PROMPT → From the first line of the listing below, retype each line up to and including the one with "plt.rcParams['mathtext.fontset'] = 'cm'"; pictures stay out.

##### DATA SECTION

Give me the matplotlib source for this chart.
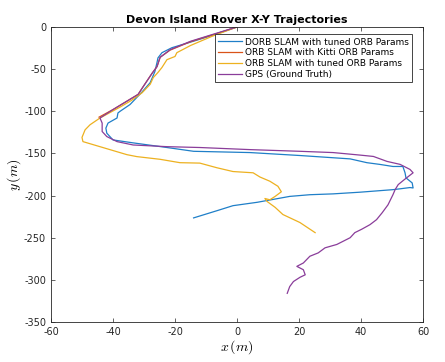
import numpy as np
import matplotlib
matplotlib.use('Agg')
import matplotlib.pyplot as plt

plt.rcParams['axes.unicode_minus'] = False
plt.rcParams['mathtext.fontset'] = 'cm'

# trajectories (metres)
dorb_x = [0, -8, -15, -21, -24.2, -25.5, -25.8, -26.5, -28, -30.6, -34.5, -37.7, -38.4, -38.7,
          -41.6, -42.3, -42, -40, -33.5, -22.6, -14, 4.2, 20.3, 36.5, 41.9, 46, 50.3, 53.5, 54.2,
          54.5, 56.5, 56.8, 55.8, 52.6, 50.3, 39.7, 31, 23.5, 17, 6.5, -1.3, -6.5, -14]
dorb_y = [0, -10, -18, -24.6, -30.5, -36.7, -42, -53, -66, -77, -92, -100, -102, -108,
          -114, -120, -126, -134, -137.5, -143, -147.5, -149, -152.5, -156.5, -161, -163, -165.5,
          -165.5, -173, -179, -185, -191, -190.5, -192, -193, -196, -198, -199, -201, -208,
          -212, -218, -226.5]

kitti_x = [0, -8, -15, -21.6, -24.8, -25.8, -27.4, -30.3, -31.9, -35.5, -40, -44.5]
kitti_y = [0, -9.5, -17.5, -27.5, -36, -47, -55, -71, -80, -88, -98, -107]

tuned_x = [0, -8, -15, -19.4, -20, -22.6, -24.2, -25.5, -27, -28, -30.6, -34, -37.7, -44.2,
           -47.4, -49, -50, -49.7, -46.5, -41, -35.5, -32.3, -24.8, -18.4, -12, -6.5, -1.3, 5.2,
           7.4, 10.6, 13.2, 14.3, 12.3, 10.6, 9, 9.7, 12.3, 14.8, 20.3, 25.2]
tuned_y = [0, -11, -22, -30.5, -35, -38.8, -48, -54, -60, -68, -78, -87, -95, -108,
           -116, -122, -131, -136, -139.5, -145.5, -151.5, -153.8, -157, -161, -161.5, -167,
           -171.5, -173, -178, -183, -189, -195.5, -201, -205, -203.5, -207, -214, -222.5,
           -232, -244]

gps_x = [0, -8, -15, -21.6, -24.8, -25.8, -27.4, -30.3, -31.9, -35.5, -40, -44.2, -43.5, -43.5,
         -42, -38.7, -33.5, -22.6, -12, 4.2, 20.3, 31, 39.7, 44, 48.4, 52.6, 55.8, 56.8, 54,
         52, 51, 50.3, 48.7, 46.8, 45, 42.9, 40.2, 38, 36.5, 32.2, 28.4, 26.2, 23.5, 21.4,
         19.3, 21.4, 22, 20.3, 18.2, 17, 16.2]
gps_y = [0, -9, -17, -27, -36, -47, -55, -71, -80, -88, -98, -108, -114, -124,
         -130, -136, -140, -142, -143, -145.5, -147.5, -149, -152, -153.6, -159.5, -163, -169,
         -173, -181, -187, -193, -199, -211, -220.5, -228.6, -234.5, -240, -244, -250, -258,
         -262, -268, -272, -280, -284, -288, -294, -297, -302, -308, -316]

labels = ['DORB SLAM with tuned ORB Params', 'ORB SLAM with Kitti ORB Params',
          'ORB SLAM with tuned ORB Params', 'GPS (Ground Truth)']
colors = ['#1f7fc8', '#D95319', '#EDB120', '#8a3d9a']

fig = plt.figure(figsize=(4.45, 3.62), dpi=100)
ax = fig.add_axes([0.1146, 0.1105, 0.836, 0.815])

ax.plot(dorb_x, dorb_y, color=colors[0], lw=0.9, label=labels[0])
ax.plot(kitti_x, kitti_y, color=colors[1], lw=0.9, label=labels[1])
ax.plot(tuned_x, tuned_y, color=colors[2], lw=0.9, label=labels[2])
ax.plot(gps_x, gps_y, color=colors[3], lw=0.9, label=labels[3])

ax.set_xlim(-60, 60)
ax.set_ylim(-350, 0)
ax.set_xticks(np.arange(-60, 61, 20))
ax.set_yticks(np.arange(-350, 1, 50))
ax.tick_params(direction='in', top=True, right=True, labelsize=7, colors='#262626',
               length=3, width=0.5)
for s in ax.spines.values():
    s.set_color('#262626')
    s.set_linewidth(0.6)

ax.set_title('Devon Island Rover X-Y Trajectories', fontsize=8, fontweight='bold', pad=3)
ax.set_xlabel(r'$x\,(m)$', fontsize=10, labelpad=1)
ax.set_ylabel(r'$y\,(m)$', fontsize=10, labelpad=1)

leg = ax.legend(loc='upper right', fontsize=6.5, fancybox=False, framealpha=1,
                edgecolor='#262626', borderpad=0.35, labelspacing=0.2, handlelength=2.6,
                handletextpad=0.4, bbox_to_anchor=(0.983, 0.99))
leg.get_frame().set_linewidth(0.6)

fig.savefig('out.png', dpi=100)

##########

EXERCISE RESULT →
Give me the matplotlib source for this chart.
import numpy as np
import matplotlib
matplotlib.use('Agg')
import matplotlib.pyplot as plt

plt.rcParams['axes.unicode_minus'] = False
plt.rcParams['mathtext.fontset'] = 'cm'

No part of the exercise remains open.